▸ **WHAT THE TASK REQUIRES**:
Extract the opening line of the entries and every line after it, stopping at and including the line that contains "var fontSize = 20.5;". Do not include pictures.

▸ **DATASET RECORDS**:
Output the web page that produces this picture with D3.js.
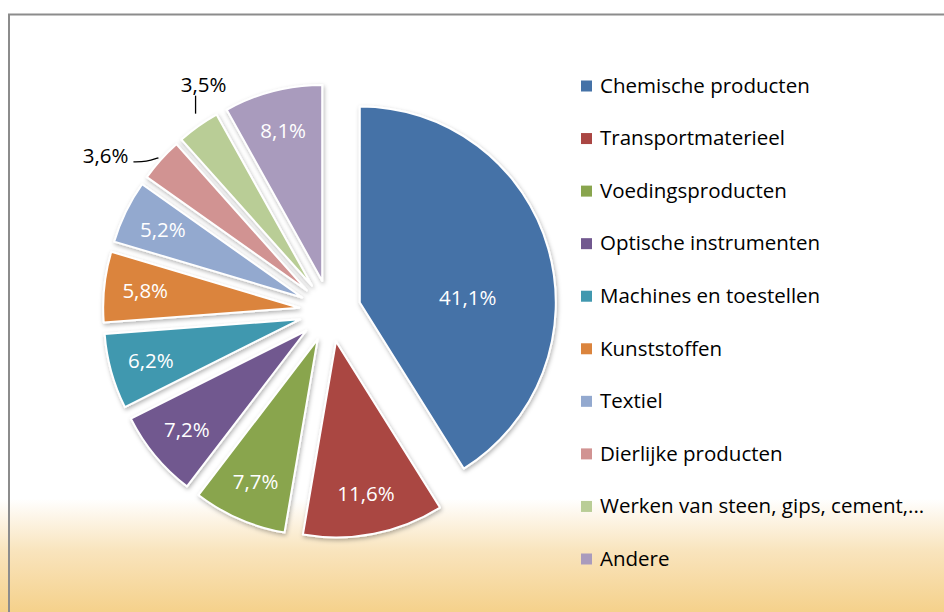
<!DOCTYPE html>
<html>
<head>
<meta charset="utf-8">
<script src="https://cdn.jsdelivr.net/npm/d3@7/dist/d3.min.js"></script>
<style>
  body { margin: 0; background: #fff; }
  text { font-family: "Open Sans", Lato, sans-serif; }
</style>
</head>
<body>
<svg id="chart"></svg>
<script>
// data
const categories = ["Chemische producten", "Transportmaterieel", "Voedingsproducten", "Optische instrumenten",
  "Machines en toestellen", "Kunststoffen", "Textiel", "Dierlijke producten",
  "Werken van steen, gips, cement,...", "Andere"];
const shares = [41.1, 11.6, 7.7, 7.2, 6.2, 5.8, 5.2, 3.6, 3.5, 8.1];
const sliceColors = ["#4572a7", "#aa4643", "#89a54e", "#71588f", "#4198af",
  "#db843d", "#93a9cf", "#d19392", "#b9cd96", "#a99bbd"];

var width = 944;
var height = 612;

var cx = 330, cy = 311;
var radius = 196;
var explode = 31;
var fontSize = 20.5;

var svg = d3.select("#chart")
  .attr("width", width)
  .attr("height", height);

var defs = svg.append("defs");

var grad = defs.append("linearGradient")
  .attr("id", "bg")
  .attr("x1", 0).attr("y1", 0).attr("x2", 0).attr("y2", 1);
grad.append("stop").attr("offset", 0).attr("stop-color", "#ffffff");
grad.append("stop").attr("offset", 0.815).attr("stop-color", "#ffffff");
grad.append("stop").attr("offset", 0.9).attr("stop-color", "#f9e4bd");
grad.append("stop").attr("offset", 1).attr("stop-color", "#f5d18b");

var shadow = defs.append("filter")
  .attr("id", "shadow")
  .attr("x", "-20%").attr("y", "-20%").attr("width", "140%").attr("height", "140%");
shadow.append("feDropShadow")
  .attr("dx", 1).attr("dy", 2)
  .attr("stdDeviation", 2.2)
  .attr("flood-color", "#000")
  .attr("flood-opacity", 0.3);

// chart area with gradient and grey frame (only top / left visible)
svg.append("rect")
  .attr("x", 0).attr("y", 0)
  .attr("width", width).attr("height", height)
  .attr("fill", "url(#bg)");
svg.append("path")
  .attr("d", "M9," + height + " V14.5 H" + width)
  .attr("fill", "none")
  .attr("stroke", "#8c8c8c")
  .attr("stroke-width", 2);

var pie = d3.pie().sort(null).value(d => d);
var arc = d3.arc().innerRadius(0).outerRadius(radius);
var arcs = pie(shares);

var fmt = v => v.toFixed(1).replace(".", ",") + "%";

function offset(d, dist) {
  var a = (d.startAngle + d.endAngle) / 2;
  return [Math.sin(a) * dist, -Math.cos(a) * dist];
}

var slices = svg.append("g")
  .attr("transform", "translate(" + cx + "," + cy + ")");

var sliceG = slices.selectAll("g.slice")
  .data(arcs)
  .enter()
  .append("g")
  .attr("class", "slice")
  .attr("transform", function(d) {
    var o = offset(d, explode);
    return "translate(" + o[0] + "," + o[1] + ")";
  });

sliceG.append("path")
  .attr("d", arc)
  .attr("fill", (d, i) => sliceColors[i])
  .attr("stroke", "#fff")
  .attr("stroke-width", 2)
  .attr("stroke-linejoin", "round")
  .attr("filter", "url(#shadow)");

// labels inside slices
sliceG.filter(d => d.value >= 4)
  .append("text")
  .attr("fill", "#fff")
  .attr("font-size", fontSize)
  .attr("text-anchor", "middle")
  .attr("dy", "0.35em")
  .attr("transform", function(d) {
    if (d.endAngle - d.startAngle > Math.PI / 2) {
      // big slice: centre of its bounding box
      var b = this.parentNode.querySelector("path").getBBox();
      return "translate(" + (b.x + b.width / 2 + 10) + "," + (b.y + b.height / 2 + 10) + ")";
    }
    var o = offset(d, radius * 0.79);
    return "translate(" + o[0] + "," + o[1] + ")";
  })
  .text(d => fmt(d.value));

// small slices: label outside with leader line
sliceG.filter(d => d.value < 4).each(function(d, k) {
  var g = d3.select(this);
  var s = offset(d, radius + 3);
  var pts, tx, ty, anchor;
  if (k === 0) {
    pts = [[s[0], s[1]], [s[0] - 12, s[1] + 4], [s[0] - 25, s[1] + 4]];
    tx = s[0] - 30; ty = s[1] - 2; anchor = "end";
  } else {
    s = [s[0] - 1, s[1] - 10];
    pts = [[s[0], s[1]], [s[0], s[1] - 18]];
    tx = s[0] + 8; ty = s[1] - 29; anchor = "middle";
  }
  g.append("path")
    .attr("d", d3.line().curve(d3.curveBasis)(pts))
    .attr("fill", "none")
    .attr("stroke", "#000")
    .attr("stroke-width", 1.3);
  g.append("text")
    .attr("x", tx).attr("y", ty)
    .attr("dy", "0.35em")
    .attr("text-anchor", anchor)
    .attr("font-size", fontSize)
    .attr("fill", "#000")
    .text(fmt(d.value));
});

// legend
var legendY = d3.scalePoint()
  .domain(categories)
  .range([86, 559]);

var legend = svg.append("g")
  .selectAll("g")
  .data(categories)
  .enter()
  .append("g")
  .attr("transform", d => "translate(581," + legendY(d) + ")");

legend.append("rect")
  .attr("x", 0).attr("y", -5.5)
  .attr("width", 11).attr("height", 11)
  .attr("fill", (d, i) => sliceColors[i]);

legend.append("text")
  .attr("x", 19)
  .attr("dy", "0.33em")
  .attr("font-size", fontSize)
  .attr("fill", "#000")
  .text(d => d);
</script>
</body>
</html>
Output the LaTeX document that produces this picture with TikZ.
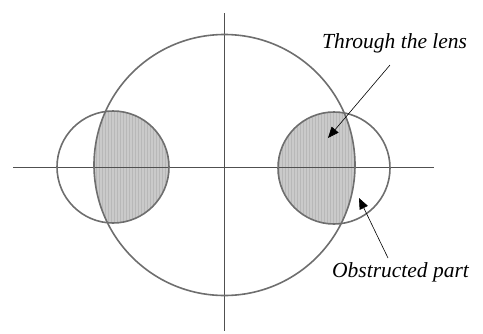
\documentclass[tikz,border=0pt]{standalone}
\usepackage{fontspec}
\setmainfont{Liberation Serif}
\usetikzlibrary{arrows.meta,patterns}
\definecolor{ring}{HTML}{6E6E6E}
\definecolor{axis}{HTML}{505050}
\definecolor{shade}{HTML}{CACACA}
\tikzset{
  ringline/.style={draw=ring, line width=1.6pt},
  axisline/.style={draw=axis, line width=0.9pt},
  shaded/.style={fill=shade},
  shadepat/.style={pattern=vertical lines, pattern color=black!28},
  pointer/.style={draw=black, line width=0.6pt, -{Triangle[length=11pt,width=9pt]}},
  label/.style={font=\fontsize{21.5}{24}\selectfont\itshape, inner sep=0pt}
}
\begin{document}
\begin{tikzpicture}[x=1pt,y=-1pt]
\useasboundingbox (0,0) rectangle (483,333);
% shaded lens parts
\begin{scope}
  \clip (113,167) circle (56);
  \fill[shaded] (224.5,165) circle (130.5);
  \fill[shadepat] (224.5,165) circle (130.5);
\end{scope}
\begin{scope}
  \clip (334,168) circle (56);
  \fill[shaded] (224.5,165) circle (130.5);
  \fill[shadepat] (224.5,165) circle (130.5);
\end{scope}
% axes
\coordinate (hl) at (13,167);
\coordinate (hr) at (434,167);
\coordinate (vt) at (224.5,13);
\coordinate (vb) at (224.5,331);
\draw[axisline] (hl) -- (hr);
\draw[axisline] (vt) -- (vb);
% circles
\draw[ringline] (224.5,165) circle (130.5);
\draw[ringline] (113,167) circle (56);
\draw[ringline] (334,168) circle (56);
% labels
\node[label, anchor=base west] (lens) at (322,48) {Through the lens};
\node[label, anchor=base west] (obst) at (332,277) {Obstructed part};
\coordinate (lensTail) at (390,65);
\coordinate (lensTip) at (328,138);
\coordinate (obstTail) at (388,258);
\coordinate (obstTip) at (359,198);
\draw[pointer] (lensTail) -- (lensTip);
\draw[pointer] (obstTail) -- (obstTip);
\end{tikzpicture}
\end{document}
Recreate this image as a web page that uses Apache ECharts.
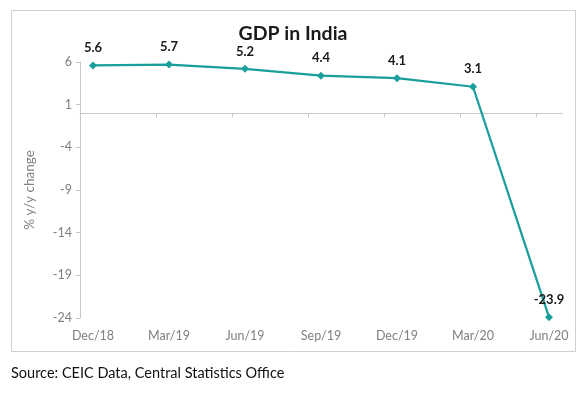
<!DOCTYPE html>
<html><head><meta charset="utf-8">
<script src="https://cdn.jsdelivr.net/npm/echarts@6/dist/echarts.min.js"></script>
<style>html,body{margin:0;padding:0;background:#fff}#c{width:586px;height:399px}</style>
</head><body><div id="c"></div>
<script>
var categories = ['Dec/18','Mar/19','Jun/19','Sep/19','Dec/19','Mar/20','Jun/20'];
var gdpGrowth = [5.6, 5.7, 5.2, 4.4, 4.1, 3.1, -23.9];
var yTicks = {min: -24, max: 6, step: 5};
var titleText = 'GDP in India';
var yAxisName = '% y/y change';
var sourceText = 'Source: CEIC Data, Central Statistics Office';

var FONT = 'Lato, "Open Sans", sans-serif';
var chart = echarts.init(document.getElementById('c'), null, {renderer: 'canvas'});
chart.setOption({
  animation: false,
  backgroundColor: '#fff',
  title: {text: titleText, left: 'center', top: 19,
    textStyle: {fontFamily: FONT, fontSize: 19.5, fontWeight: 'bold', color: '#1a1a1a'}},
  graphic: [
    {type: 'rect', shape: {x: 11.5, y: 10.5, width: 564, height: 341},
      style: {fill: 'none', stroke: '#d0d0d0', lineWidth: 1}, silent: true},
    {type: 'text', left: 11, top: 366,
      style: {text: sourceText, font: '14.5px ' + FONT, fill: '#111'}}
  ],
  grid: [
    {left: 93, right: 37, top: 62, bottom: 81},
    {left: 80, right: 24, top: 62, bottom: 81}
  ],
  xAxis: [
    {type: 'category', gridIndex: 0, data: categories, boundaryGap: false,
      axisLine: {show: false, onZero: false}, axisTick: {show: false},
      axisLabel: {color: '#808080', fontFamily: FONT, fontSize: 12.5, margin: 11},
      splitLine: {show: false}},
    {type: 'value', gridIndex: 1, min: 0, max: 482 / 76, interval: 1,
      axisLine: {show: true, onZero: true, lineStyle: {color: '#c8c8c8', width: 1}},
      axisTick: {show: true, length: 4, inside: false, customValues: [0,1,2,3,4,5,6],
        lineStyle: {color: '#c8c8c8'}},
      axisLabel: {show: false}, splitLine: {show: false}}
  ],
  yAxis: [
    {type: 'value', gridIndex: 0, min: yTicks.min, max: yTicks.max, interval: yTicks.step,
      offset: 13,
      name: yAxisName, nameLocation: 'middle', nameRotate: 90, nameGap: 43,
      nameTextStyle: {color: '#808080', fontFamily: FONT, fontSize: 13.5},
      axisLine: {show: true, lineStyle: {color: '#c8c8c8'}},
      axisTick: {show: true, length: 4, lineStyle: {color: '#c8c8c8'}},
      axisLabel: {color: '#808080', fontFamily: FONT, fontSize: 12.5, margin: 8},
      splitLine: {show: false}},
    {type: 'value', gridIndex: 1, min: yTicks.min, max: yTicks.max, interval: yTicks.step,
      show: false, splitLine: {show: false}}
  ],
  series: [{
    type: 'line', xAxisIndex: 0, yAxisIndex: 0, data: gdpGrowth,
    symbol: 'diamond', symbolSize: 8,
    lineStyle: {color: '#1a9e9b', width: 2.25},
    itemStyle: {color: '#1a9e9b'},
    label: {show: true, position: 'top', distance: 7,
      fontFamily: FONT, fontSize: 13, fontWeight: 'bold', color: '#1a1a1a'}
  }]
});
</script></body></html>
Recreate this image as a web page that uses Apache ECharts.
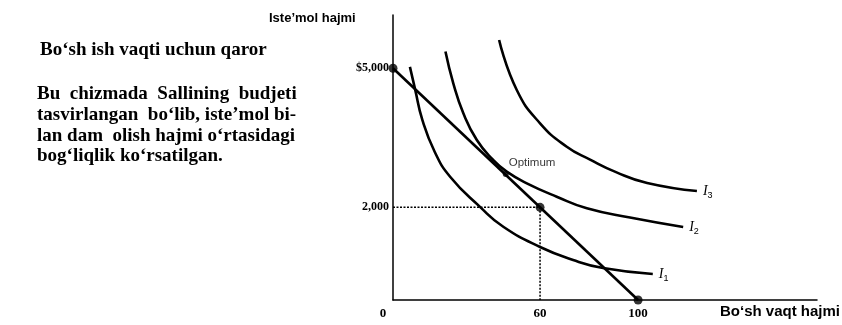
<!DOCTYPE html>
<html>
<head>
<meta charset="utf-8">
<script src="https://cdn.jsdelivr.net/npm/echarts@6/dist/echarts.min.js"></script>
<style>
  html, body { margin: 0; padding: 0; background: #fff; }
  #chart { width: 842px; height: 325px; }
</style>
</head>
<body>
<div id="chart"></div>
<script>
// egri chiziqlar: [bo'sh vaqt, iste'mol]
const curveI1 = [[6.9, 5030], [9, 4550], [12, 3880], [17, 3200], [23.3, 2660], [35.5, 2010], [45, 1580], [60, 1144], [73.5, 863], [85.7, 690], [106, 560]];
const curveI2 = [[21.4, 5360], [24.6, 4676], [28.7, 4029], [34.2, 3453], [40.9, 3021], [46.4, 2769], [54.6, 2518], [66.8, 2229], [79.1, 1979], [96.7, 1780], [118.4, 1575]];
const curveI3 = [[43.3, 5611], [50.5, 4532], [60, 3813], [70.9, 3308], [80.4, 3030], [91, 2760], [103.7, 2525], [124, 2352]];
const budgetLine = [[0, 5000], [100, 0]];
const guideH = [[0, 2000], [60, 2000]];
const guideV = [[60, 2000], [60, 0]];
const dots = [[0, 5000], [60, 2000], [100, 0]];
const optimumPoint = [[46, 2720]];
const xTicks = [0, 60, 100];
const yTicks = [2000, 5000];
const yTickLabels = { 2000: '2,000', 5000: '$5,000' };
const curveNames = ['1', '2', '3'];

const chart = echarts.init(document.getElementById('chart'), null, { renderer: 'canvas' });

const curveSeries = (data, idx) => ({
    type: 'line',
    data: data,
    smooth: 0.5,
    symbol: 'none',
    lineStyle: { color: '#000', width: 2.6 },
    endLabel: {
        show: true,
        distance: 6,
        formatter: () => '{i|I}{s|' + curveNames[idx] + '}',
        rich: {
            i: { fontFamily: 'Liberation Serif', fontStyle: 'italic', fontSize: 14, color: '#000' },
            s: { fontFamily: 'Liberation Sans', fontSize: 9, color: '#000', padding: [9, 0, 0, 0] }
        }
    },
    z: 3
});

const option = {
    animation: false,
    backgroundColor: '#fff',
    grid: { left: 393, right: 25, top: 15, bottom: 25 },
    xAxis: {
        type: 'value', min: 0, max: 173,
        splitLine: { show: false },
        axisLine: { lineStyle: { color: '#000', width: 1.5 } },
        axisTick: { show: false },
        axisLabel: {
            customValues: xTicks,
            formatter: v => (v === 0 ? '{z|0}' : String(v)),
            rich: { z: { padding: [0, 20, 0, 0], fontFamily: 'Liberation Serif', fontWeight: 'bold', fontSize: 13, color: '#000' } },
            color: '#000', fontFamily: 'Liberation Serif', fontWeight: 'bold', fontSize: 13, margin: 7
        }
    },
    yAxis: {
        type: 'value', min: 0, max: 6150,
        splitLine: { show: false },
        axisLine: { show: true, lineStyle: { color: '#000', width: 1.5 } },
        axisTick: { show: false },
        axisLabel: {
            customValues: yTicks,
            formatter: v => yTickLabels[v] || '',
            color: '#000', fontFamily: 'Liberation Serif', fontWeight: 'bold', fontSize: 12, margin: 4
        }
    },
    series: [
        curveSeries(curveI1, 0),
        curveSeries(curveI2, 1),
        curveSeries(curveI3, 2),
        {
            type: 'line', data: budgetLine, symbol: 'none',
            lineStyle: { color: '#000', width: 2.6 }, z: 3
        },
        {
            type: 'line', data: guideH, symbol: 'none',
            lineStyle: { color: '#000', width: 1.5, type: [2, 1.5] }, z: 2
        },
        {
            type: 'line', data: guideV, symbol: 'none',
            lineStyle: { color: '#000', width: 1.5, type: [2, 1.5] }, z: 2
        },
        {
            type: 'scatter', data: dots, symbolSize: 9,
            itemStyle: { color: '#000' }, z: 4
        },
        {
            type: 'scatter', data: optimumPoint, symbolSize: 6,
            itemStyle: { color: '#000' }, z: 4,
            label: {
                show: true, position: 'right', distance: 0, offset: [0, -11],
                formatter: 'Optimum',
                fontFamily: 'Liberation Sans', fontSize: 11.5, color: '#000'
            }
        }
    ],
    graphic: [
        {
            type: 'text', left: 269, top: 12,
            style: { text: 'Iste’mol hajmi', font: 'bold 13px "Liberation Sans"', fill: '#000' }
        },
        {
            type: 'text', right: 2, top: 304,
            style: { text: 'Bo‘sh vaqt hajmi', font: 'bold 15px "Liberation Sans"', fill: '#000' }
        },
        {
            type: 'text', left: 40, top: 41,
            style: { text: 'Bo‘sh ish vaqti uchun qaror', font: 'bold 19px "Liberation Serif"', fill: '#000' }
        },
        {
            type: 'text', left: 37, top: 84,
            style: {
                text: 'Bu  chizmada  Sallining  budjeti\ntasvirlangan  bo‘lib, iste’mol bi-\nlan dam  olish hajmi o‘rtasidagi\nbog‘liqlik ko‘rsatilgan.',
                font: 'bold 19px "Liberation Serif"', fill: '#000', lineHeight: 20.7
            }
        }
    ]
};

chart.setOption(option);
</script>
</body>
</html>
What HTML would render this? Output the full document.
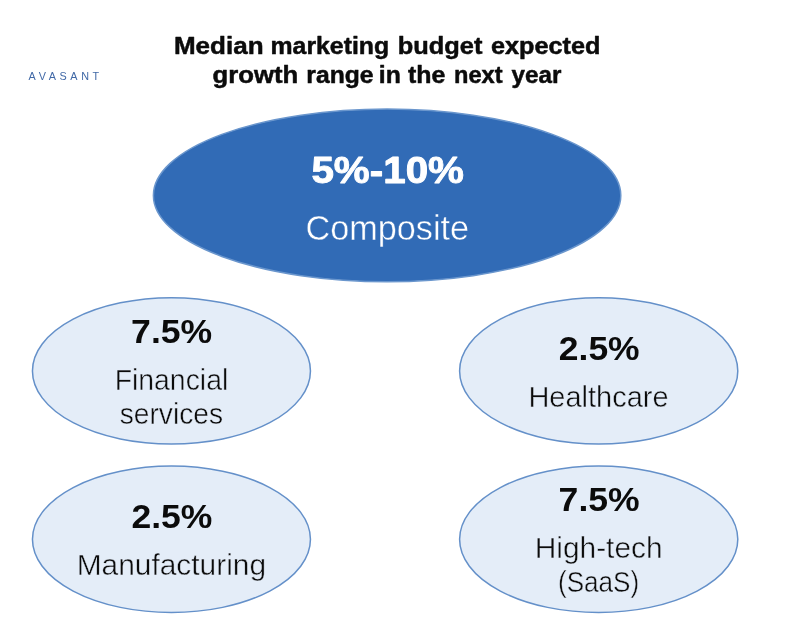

▸ **TASK RESULT**:
Output the web page that produces this picture with D3.js.
<!DOCTYPE html>
<html>
<head>
<meta charset="utf-8">
<script src="https://cdn.jsdelivr.net/npm/d3@7/dist/d3.min.js"></script>
<style>
  body { margin: 0; background: #fff; }
  text { font-family: "Open Sans", Lato, sans-serif; }
</style>
</head>
<body>
<svg id="chart"></svg>
<script>
// data
const categories = ["Chemische producten", "Transportmaterieel", "Voedingsproducten", "Optische instrumenten",
  "Machines en toestellen", "Kunststoffen", "Textiel", "Dierlijke producten",
  "Werken van steen, gips, cement,...", "Andere"];
const shares = [41.1, 11.6, 7.7, 7.2, 6.2, 5.8, 5.2, 3.6, 3.5, 8.1];
const sliceColors = ["#4572a7", "#aa4643", "#89a54e", "#71588f", "#4198af",
  "#db843d", "#93a9cf", "#d19392", "#b9cd96", "#a99bbd"];

var width = 944;
var height = 612;

var cx = 330, cy = 311;
var radius = 196;
var explode = 31;
var fontSize = 20.5;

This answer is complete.